• _INFORMATION SUPPLIED_:
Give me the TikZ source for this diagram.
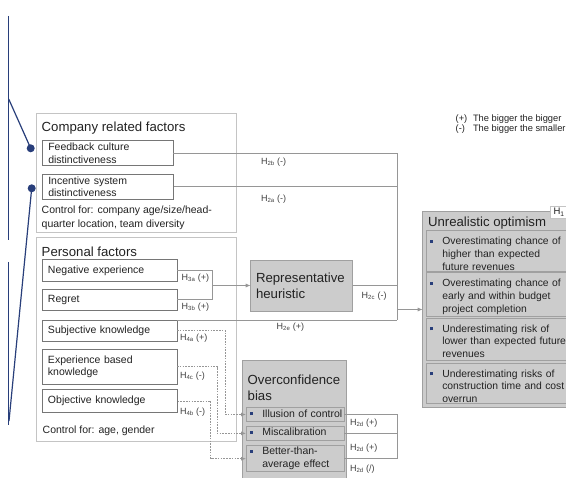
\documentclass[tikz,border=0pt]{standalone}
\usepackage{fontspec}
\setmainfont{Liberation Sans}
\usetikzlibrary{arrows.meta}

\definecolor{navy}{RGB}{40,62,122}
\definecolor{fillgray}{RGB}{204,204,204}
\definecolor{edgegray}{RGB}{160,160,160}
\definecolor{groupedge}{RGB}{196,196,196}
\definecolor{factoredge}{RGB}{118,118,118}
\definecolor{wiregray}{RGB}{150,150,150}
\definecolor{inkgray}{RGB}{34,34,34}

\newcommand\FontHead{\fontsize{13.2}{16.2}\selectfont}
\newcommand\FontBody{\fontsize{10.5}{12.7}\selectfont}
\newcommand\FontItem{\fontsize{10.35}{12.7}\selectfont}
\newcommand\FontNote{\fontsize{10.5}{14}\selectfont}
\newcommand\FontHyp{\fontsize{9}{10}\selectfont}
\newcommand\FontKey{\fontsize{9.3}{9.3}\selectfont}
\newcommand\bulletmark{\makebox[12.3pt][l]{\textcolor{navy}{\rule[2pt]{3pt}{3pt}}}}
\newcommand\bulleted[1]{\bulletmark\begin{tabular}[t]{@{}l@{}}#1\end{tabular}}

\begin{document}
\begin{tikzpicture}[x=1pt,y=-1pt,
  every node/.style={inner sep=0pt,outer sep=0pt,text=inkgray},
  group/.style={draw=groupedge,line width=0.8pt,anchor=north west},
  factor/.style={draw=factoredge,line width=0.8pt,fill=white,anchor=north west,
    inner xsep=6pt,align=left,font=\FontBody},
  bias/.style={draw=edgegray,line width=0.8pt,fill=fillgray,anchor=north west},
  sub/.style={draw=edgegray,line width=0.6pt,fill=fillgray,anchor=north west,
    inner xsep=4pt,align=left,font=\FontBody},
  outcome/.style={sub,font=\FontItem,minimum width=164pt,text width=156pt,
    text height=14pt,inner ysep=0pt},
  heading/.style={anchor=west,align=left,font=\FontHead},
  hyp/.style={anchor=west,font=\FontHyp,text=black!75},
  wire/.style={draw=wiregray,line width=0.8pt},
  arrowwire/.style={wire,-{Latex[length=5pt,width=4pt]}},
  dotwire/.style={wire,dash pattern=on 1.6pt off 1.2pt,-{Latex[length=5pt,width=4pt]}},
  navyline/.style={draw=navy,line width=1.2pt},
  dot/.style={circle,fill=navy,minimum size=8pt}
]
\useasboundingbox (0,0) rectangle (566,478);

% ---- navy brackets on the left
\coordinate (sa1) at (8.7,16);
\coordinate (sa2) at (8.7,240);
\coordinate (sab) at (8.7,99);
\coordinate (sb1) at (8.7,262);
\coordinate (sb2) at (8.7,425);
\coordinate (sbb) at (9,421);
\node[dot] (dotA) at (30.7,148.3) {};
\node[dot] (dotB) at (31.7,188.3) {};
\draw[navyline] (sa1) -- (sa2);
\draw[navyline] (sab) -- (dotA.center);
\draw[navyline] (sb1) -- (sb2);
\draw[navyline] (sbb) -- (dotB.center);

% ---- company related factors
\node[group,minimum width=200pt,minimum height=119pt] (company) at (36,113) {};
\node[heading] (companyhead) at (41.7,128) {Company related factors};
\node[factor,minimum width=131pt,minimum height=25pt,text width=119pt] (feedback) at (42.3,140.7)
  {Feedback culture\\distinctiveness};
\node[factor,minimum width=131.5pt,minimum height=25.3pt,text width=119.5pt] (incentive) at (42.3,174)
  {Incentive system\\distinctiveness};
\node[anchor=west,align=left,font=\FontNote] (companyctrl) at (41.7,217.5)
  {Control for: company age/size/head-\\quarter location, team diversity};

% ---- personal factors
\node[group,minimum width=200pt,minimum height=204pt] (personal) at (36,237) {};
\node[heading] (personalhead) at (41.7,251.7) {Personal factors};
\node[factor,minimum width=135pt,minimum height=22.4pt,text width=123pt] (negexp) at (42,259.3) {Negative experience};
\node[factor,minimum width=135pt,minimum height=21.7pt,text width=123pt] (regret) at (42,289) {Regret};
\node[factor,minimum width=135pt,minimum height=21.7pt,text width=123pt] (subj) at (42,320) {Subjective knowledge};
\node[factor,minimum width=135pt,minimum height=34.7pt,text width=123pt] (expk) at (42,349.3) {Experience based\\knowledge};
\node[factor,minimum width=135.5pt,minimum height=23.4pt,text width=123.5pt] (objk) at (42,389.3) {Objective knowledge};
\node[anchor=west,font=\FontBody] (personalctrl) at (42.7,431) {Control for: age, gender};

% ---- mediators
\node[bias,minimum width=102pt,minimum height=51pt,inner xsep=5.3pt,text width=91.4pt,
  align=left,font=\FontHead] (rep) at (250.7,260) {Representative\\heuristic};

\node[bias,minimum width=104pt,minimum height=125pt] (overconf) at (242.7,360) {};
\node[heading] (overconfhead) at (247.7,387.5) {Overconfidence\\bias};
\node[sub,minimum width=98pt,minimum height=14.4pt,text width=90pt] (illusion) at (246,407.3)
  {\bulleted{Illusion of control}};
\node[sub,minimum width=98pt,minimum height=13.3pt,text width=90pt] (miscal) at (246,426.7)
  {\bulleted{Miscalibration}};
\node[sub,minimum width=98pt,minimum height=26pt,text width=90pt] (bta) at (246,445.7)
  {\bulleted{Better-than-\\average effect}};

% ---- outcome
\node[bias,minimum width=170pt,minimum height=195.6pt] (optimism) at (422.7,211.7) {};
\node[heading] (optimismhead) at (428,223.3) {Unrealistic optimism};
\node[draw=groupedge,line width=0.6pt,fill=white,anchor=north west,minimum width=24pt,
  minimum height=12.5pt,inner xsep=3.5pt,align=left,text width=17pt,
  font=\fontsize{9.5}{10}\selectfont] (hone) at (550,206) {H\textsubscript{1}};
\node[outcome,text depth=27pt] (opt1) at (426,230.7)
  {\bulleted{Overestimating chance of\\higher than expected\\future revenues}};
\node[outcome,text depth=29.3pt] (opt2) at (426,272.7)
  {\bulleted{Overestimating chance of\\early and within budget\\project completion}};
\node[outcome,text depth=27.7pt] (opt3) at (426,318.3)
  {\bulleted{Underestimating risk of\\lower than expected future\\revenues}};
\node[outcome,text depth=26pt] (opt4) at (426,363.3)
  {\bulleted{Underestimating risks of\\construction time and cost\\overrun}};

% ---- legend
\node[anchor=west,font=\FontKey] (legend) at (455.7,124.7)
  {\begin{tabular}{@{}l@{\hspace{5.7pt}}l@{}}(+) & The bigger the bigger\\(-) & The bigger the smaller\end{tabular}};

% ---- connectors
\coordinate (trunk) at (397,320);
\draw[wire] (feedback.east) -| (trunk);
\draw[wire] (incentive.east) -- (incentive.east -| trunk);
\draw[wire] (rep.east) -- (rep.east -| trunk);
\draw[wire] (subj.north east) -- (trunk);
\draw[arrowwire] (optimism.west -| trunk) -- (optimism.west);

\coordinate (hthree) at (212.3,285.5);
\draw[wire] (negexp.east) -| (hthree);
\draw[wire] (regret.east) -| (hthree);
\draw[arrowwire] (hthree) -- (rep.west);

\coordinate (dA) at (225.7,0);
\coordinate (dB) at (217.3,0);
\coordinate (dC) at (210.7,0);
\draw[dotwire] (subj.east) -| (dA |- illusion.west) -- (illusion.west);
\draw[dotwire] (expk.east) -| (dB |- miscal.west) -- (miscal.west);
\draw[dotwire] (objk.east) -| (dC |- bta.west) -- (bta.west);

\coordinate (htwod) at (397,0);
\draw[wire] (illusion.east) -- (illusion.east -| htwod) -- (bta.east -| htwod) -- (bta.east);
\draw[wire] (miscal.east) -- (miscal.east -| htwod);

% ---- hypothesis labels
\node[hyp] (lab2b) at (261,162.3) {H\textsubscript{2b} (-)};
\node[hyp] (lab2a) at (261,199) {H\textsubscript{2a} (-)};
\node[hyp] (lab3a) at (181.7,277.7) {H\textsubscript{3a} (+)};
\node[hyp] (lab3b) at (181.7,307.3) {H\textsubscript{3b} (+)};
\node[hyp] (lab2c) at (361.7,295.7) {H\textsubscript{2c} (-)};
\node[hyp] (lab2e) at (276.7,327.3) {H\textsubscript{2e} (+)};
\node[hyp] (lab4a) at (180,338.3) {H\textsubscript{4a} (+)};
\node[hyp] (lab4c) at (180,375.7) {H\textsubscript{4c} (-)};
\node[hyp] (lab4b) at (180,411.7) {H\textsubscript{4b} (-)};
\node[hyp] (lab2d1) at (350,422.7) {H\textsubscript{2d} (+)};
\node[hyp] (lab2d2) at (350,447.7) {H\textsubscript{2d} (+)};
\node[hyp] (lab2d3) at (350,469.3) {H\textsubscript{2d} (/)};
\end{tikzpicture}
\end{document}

• _AIM OF THE TASK_: Please quote the lines of the material, beginning with the first and ending with the one that contains "(0,0) rectangle (566,478);", exactly as written and without any pictures.

• _TASK RESPONSE_:
Give me the TikZ source for this diagram.
\documentclass[tikz,border=0pt]{standalone}
\usepackage{fontspec}
\setmainfont{Liberation Sans}
\usetikzlibrary{arrows.meta}

\definecolor{navy}{RGB}{40,62,122}
\definecolor{fillgray}{RGB}{204,204,204}
\definecolor{edgegray}{RGB}{160,160,160}
\definecolor{groupedge}{RGB}{196,196,196}
\definecolor{factoredge}{RGB}{118,118,118}
\definecolor{wiregray}{RGB}{150,150,150}
\definecolor{inkgray}{RGB}{34,34,34}

\newcommand\FontHead{\fontsize{13.2}{16.2}\selectfont}
\newcommand\FontBody{\fontsize{10.5}{12.7}\selectfont}
\newcommand\FontItem{\fontsize{10.35}{12.7}\selectfont}
\newcommand\FontNote{\fontsize{10.5}{14}\selectfont}
\newcommand\FontHyp{\fontsize{9}{10}\selectfont}
\newcommand\FontKey{\fontsize{9.3}{9.3}\selectfont}
\newcommand\bulletmark{\makebox[12.3pt][l]{\textcolor{navy}{\rule[2pt]{3pt}{3pt}}}}
\newcommand\bulleted[1]{\bulletmark\begin{tabular}[t]{@{}l@{}}#1\end{tabular}}

\begin{document}
\begin{tikzpicture}[x=1pt,y=-1pt,
  every node/.style={inner sep=0pt,outer sep=0pt,text=inkgray},
  group/.style={draw=groupedge,line width=0.8pt,anchor=north west},
  factor/.style={draw=factoredge,line width=0.8pt,fill=white,anchor=north west,
    inner xsep=6pt,align=left,font=\FontBody},
  bias/.style={draw=edgegray,line width=0.8pt,fill=fillgray,anchor=north west},
  sub/.style={draw=edgegray,line width=0.6pt,fill=fillgray,anchor=north west,
    inner xsep=4pt,align=left,font=\FontBody},
  outcome/.style={sub,font=\FontItem,minimum width=164pt,text width=156pt,
    text height=14pt,inner ysep=0pt},
  heading/.style={anchor=west,align=left,font=\FontHead},
  hyp/.style={anchor=west,font=\FontHyp,text=black!75},
  wire/.style={draw=wiregray,line width=0.8pt},
  arrowwire/.style={wire,-{Latex[length=5pt,width=4pt]}},
  dotwire/.style={wire,dash pattern=on 1.6pt off 1.2pt,-{Latex[length=5pt,width=4pt]}},
  navyline/.style={draw=navy,line width=1.2pt},
  dot/.style={circle,fill=navy,minimum size=8pt}
]
\useasboundingbox (0,0) rectangle (566,478);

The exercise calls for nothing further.